How much does a Texas LLC cost compared to Wyoming?

Texas charges $300 to form an LLC. Wyoming charges $100. Texas has no separate annual report fee but requires a franchise tax return. Wyoming charges $60 per year for the annual report. Texas's filing fee is 3 times higher than Wyoming's.

Does Texas have a franchise tax on LLCs?

Yes. Texas charges a franchise tax (margin tax) on LLCs with total revenue exceeding $2.47 million. The rate is 0.375% for retail/wholesale and 0.75% for all other businesses. LLCs under $2.47M owe $0 but must still file a return. Wyoming has no franchise tax.

Does Texas have a state income tax?

Texas has no personal income tax. However, the franchise tax functions as a business-level tax on revenue over $2.47 million. Wyoming has no income tax and no franchise tax of any kind.

Is Texas or Wyoming better for privacy?

Both offer good privacy. Neither requires member names on formation documents. Wyoming has additional features including a lifetime proxy provision. Both are significantly more private than Florida, New York, or California.

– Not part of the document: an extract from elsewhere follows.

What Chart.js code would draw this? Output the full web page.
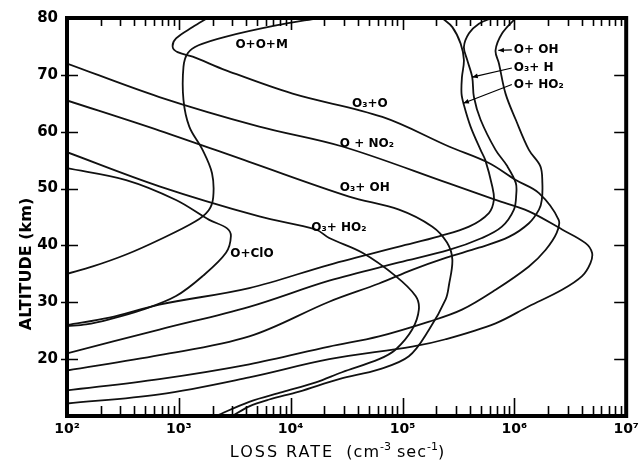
<!DOCTYPE html>
<html>
<head>
<meta charset="utf-8">
<script src="https://cdn.jsdelivr.net/npm/chart.js@4/dist/chart.umd.min.js"></script>
<style>
html,body{margin:0;padding:0;background:#fff}
</style>
</head>
<body>
<canvas id="chart" width="644" height="465"></canvas>
<script>
// axis ticks
const xTicks=[1e2,1e3,1e4,1e5,1e6,1e7];
const xTickLabels=["10²","10³","10⁴","10⁵","10⁶","10⁷"];
const yTicks=[20,30,40,50,60,70,80];

// curves (loss rate cm-3 s-1 vs altitude km)
const rateOOM=[1.8e4,7.4e3,2.6e3,1.5e3,1.2e3,1.1e3,1.1e3,1.24e3,1.63e3,1.98e3,2.03e3,1.85e3,1.4e3,670,338,170,100];
const altOOM =[80,78.7,76.7,75.2,73.8,71.4,65.6,60.9,56.8,52.7,48.5,46.2,44.2,41,38.4,36.3,35];

const rateO3O=[1.81e3,1.33e3,944,881,975,1.33e3,2.64e3,1.04e4,6.6e4,2.6e5,5.92e5,1.03e6,1.66e6,2.49e6,2.39e6,1.9e6,1.35e6,6.8e5,3.4e5,1.73e5,6.17e4,2.21e4,4.26e3,670,100];
const altO3O =[80,78.4,76.4,74.9,74,73.2,70.8,66.7,62.6,57.4,54.5,51.5,49.2,44.5,42.2,39.2,36.3,32.2,28.7,26.6,24,22.2,19.1,16.5,14.5];

const rateONO2=[100,670,5.24e3,2.9e4,2.6e5,6.8e5,1.35e6,2.67e6,4.33e6,4.95e6,4.79e6,4.03e6,2.67e6,1.35e6,6.8e5,2.43e5,1.22e5,2.21e4,4.26e3,670,100];
const altONO2 =[72,66.1,60.9,57.4,50.9,48,46,42.8,40.4,38.7,36.9,34.6,32.2,29.3,26.3,23.5,22.2,20,16.8,13.8,12.2];

const rateO3OH=[100,670,4.26e3,3.33e4,9.31e4,1.85e5,2.5e5,2.79e5,2.6e5,2.43e5,1.73e5,1.14e5,6.17e4,2.71e4,1.19e4,6.43e3,4.26e3,3.01e3];
const altO3OH =[65.5,60.2,54.7,48.6,46.3,43.3,40.5,37.5,33,30.5,25.2,20.5,18.2,16.5,14.3,12.9,11.7,10];

const rateO3HO2=[100,670,5.24e3,1.68e4,2.21e4,4.38e4,8.69e4,1.31e5,1.4e5,1.22e5,8.69e4,6.17e4,2.88e4,1.68e4,8.4e3,4.26e3,2.15e3];
const altO3HO2 =[56.4,50.4,45.1,42.8,41.3,38.7,34.6,31.1,28.7,25.2,21.7,20,17.7,15.9,14.2,12.5,10];

const rateOClO=[100,338,944,1.87e3,2.7e3,2.92e3,2.64e3,1.63e3,944,475,239,148,100];
const altOClO =[53.6,51.5,48,44.5,43,41.6,38.7,34.6,31.1,28.7,27,26.1,25.8];

const rateOOH=[1.03e6,7.78e5,6.79e5,7.28e5,8.34e5,1.03e6,1.35e6,1.71e6,1.78e6,1.76e6,1.66e6,1.35e6,8.93e5,4.82e5,2.43e5,1.22e5,6.17e4,2.21e4,4.26e3,670,100];
const altOOH =[80,77.3,74.3,72,66.7,62.1,56.8,53.9,51,48,46.3,43.9,41.5,39.6,37.8,35.7,33.3,30.1,24,20.7,18];

const rateO3H=[6.34e5,4.82e5,3.93e5,3.54e5,3.79e5,4.2e5,4.35e5,4.99e5,6.79e5,8.6e5,1.03e6,1.04e6,9.91e5,7.74e5,5.13e5,2.6e5,9.31e4,2.21e4,4.26e3,670,100];
const altO3H =[80,79,77.3,74.9,72.6,69.6,66.1,62.1,56.8,54,51,49,46.3,43.3,41.3,39.2,37,33.8,29.2,25.2,21];

const rateOHO2=[2.26e5,2.79e5,3.31e5,3.54e5,3.4e5,3.37e5,3.54e5,4.06e5,4.99e5,5.5e5,6.34e5,6.56e5,5.92e5,3.93e5,2.12e5,9.31e4,2.21e4,4.26e3,670,239,100];
const altOHO2 =[80,78.4,75.5,72.6,69.6,66.7,64.7,60.9,56.8,55,50.4,48,45.7,43.3,41.6,39.8,36.6,32.5,29.6,27.3,26];

// curve labels placed in the plot
const labelText=["O+O+M","O₃+O","O + NO₂","O₃+ OH","O₃+ HO₂","O+ClO","O+ OH","O₃+ H","O+ HO₂"];
const labelRate=[5.5e3,5.1e4,4.8e4,4.6e4,2.7e4,4.5e3,9.9e5,9.9e5,9.9e5];
const labelAlt =[75.2,64.9,57.9,50.1,43.1,38.5,74.4,71.2,68.3];
const labelAlign=["center","center","center","center","center","center","left","left","left"];

// arrows from the three right-hand labels to their curves
const arrowFromRate=[9.5e5,9.5e5,9.5e5];
const arrowFromAlt =[74.4,71.2,68.3];
const arrowToRate  =[7.2e5,4.2e5,3.5e5];
const arrowToAlt   =[74.3,69.6,65];

const curves=[
 [rateOOM,altOOM],[rateO3O,altO3O],[rateONO2,altONO2],[rateO3OH,altO3OH],[rateO3HO2,altO3HO2],
 [rateOClO,altOClO],[rateOOH,altOOH],[rateO3H,altO3H],[rateOHO2,altOHO2]
];

const FONT='"DejaVu Sans"';

// draws text pieces left to right, pieces with dy are smaller and raised
function drawPieces(ctx,pieces,cx,by){
 let total=0;
 pieces.forEach(p=>{ctx.font=p.font;ctx.letterSpacing=p.ls;p.w=ctx.measureText(p.t).width;total+=p.w;});
 let xx=cx-total/2;
 ctx.textAlign='left';
 pieces.forEach(p=>{ctx.font=p.font;ctx.letterSpacing=p.ls;ctx.fillText(p.t,xx,by+(p.dy||0));xx+=p.w;});
 ctx.letterSpacing='0px';
}

const decor={
 id:'decor',
 afterDatasetsDraw(chart){
  const {ctx,chartArea:a,scales}=chart;
  const x=scales.x,y=scales.y;
  ctx.save();
  ctx.strokeStyle='#000';ctx.fillStyle='#000';
  // tick marks pointing into the plot
  ctx.lineWidth=1.6;
  ctx.beginPath();
  for(let n=2;n<7;n++){
   for(let m=1;m<10;m++){
    if(n===2&&m===1) continue;
    const px=Math.round(x.getPixelForValue(m*Math.pow(10,n)))+0.5;
    ctx.moveTo(px,a.bottom);ctx.lineTo(px,a.bottom-(m===1?18:10));
    ctx.moveTo(px,a.top);ctx.lineTo(px,a.top+(m===1?12:8));
   }
  }
  yTicks.forEach(v=>{
   if(v===80) return;
   const py=Math.round(y.getPixelForValue(v))+0.5;
   ctx.moveTo(a.left-6,py);ctx.lineTo(a.left+11,py);
   ctx.moveTo(a.right,py);ctx.lineTo(a.right-12,py);
  });
  ctx.stroke();
  // frame
  ctx.lineWidth=4;
  ctx.strokeRect(a.left,a.top,a.right-a.left,a.bottom-a.top);

  // curve labels
  ctx.font='bold 12px '+FONT;
  ctx.textBaseline='middle';
  labelText.forEach((t,i)=>{
   ctx.textAlign=labelAlign[i];
   ctx.fillText(t,x.getPixelForValue(labelRate[i]),y.getPixelForValue(labelAlt[i]));
  });

  // arrows
  ctx.lineWidth=1.2;
  arrowFromRate.forEach((r,i)=>{
   const x0=x.getPixelForValue(r),y0=y.getPixelForValue(arrowFromAlt[i]);
   const x1=x.getPixelForValue(arrowToRate[i]),y1=y.getPixelForValue(arrowToAlt[i]);
   ctx.beginPath();ctx.moveTo(x0,y0);ctx.lineTo(x1,y1);ctx.stroke();
   const ang=Math.atan2(y1-y0,x1-x0);
   ctx.beginPath();
   ctx.moveTo(x1,y1);
   ctx.lineTo(x1-6*Math.cos(ang-0.4),y1-6*Math.sin(ang-0.4));
   ctx.lineTo(x1-6*Math.cos(ang+0.4),y1-6*Math.sin(ang+0.4));
   ctx.closePath();ctx.fill();
  });

  // axis titles
  ctx.textBaseline='alphabetic';
  const big='16px '+FONT,sup='11px '+FONT;
  drawPieces(ctx,[
   {t:'LOSS RATE',font:big,ls:'2px'},
   {t:'  (cm',font:big,ls:'1px'},
   {t:'-3',font:sup,ls:'0px',dy:-7},
   {t:' sec',font:big,ls:'1px'},
   {t:'-1',font:sup,ls:'0px',dy:-7},
   {t:')',font:big,ls:'0px'}
  ],337,457);
  ctx.save();
  ctx.translate(31,264);
  ctx.rotate(-Math.PI/2);
  ctx.textAlign='center';
  ctx.font='bold 16px '+FONT;
  ctx.fillText('ALTITUDE (km)',0,0);
  ctx.restore();
  ctx.restore();
 }
};

new Chart(document.getElementById('chart'),{
 type:'scatter',
 data:{
  datasets:curves.map(c=>({
   data:c[0].map((r,i)=>({x:r,y:c[1][i]})),
   showLine:true,
   borderColor:'#111',
   borderWidth:1.8,
   pointRadius:0,
   tension:0.35,
   fill:false
  }))
 },
 options:{
  responsive:false,
  devicePixelRatio:1,
  animation:false,
  layout:{padding:{top:18,right:17,left:0,bottom:0}},
  plugins:{legend:{display:false},tooltip:{enabled:false}},
  scales:{
   x:{
    type:'logarithmic',min:1e2,max:1e7,
    afterBuildTicks:s=>{s.ticks=xTicks.map(v=>({value:v}));},
    afterFit:s=>{s.height=49;},
    grid:{display:false,drawTicks:false},
    border:{display:false},
    ticks:{
     callback:(v,i)=>xTickLabels[i],
     color:'#000',padding:5,maxRotation:0,autoSkip:false,
     font:{family:'DejaVu Sans',weight:'bold',size:14}
    }
   },
   y:{
    type:'linear',min:10,max:80,
    afterBuildTicks:s=>{s.ticks=yTicks.map(v=>({value:v}));},
    afterFit:s=>{s.width=67;},
    grid:{display:false,drawTicks:false},
    border:{display:false},
    ticks:{
     callback:v=>String(v),
     color:'#000',padding:9,
     font:{family:'DejaVu Sans',weight:'bold',size:15}
    }
   }
  }
 },
 plugins:[decor]
});
</script>
</body>
</html>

Does Texas require an annual report for LLCs?

Texas does not have a traditional annual report. Instead, LLCs must file an annual franchise tax return (No Tax Due Report or Franchise Tax Report) by May 15 each year. There is no fee if no tax is owed, but the filing is mandatory.

Which state has better asset protection for LLCs?

Wyoming has stronger asset protection. Wyoming provides charging order protection as the exclusive remedy for single-member and multi-member LLCs. Texas provides protection but allows courts more discretion in applying remedies.

Can a Wyoming LLC do business in Texas?

Yes. A Wyoming LLC can serve Texas customers online without registering in Texas. Foreign registration is only required with a physical office, employees, or inventory in Texas.

Should non-residents choose Wyoming or Texas for an LLC?

Non-residents without a physical Texas presence should choose Wyoming. Wyoming costs $200 less to form, has no franchise tax, offers stronger asset protection, and provides additional privacy features.